In the world of Buffy the Vampire Slayer, hair color serves as an easy way to tell who’s who. For example, out of the show’s initial trio of female characters, leading lady Buffy is a bold blonde, Cordelia is a brashy brunette, and Willow is a reserved redhead. However, Willow actor Alyson Hannigan later revealed that all three ladies originally had the same shade of hair and she jumped at Joss Whedon’s offer to give one member of this tantalizing trio red hair.

Willow Chose Her Hair Color

Whedon hadn’t run any shows before Buffy the Vampire Slayer, but he was savvy enough even back then to know that audiences needed easy ways to distinguish characters from one another. According to Buffy star Alyson Hannigan, her Willow character only got her iconic red hair color after Whedon expressed concerns that she, Sarah Michelle Gellar, and Charisma Carpenter all had, “kind of the same shade” of brown hair. He asked “Does anyone want to be red,” and Hannigan says that she, “went for it.”

While the Buffy showrunner may not have been thinking this far ahead, giving Willow red hair color was a perfect choice for her character. Culturally speaking, red hair has often been associated with being wild, uninhibited, and even surprisingly violent. In the early seasons of the show, though, Willow was nothing like this, with her character coming across as the archetypal wallflower geek of the series.
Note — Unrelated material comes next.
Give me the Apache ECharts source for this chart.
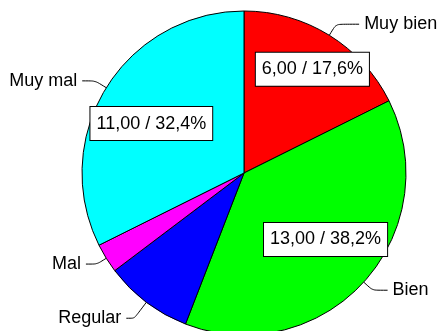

Why, then, was the Buffy showrunner’s decision to give Willow a red hair color so perfect? She basically comes out of her shell throughout the course of the series, something foreshadowed by a Season 3 episode where she encountered a vampire version of herself from a different dimension. 

That version was a seductive leather mommy who used sex as a weapon, and while entertainingly over-the-top, this incarnation of Willow was much closer to the persistent stereotype of redheads as seductive enchantresses. Willow’s auburn mane made her vampire version’s personality and wardrobe that much more convincing, and her hair color was that much more perfect as her human self slowly became a bit more like her vampire self.

While Buffy the Vampire Slayer never put regular Willow in her vampire version’s domme outfit outside of that one episode, her red hair also helped sell some of her later, vampire-adjacent plot developments. She jokingly tells her girlfriend Tara that she’s “not large with the butch,” but in their relationship dynamic, Tara becomes more of the mousy girl that Willow was in Season 1, and Willow becomes a take-charge witch reveling in her growing power. And those stereotypes about redheads being violent certainly seem borne out when Willow becomes the Big Bad of Season 6 (though in fairness, her hair turns black when she’s fully evil).

Does this mean that Buffy the Vampire Slayer Joss Whedon planned all of these character moments and plot developments when Alyson Hannigan jumped at the chance for red hair color? Of course not. Even the biggest fans of the show can admit that much of this was developed on the fly, which is a large part of why Season 6 was such a hot mess that was barely saved by the musical episodes and Willow’s witchy heel turn. Nonetheless, the red hair ended up being perfect for her character, and it’s only fitting that everything magically worked out when it comes to our favorite onscreen witch.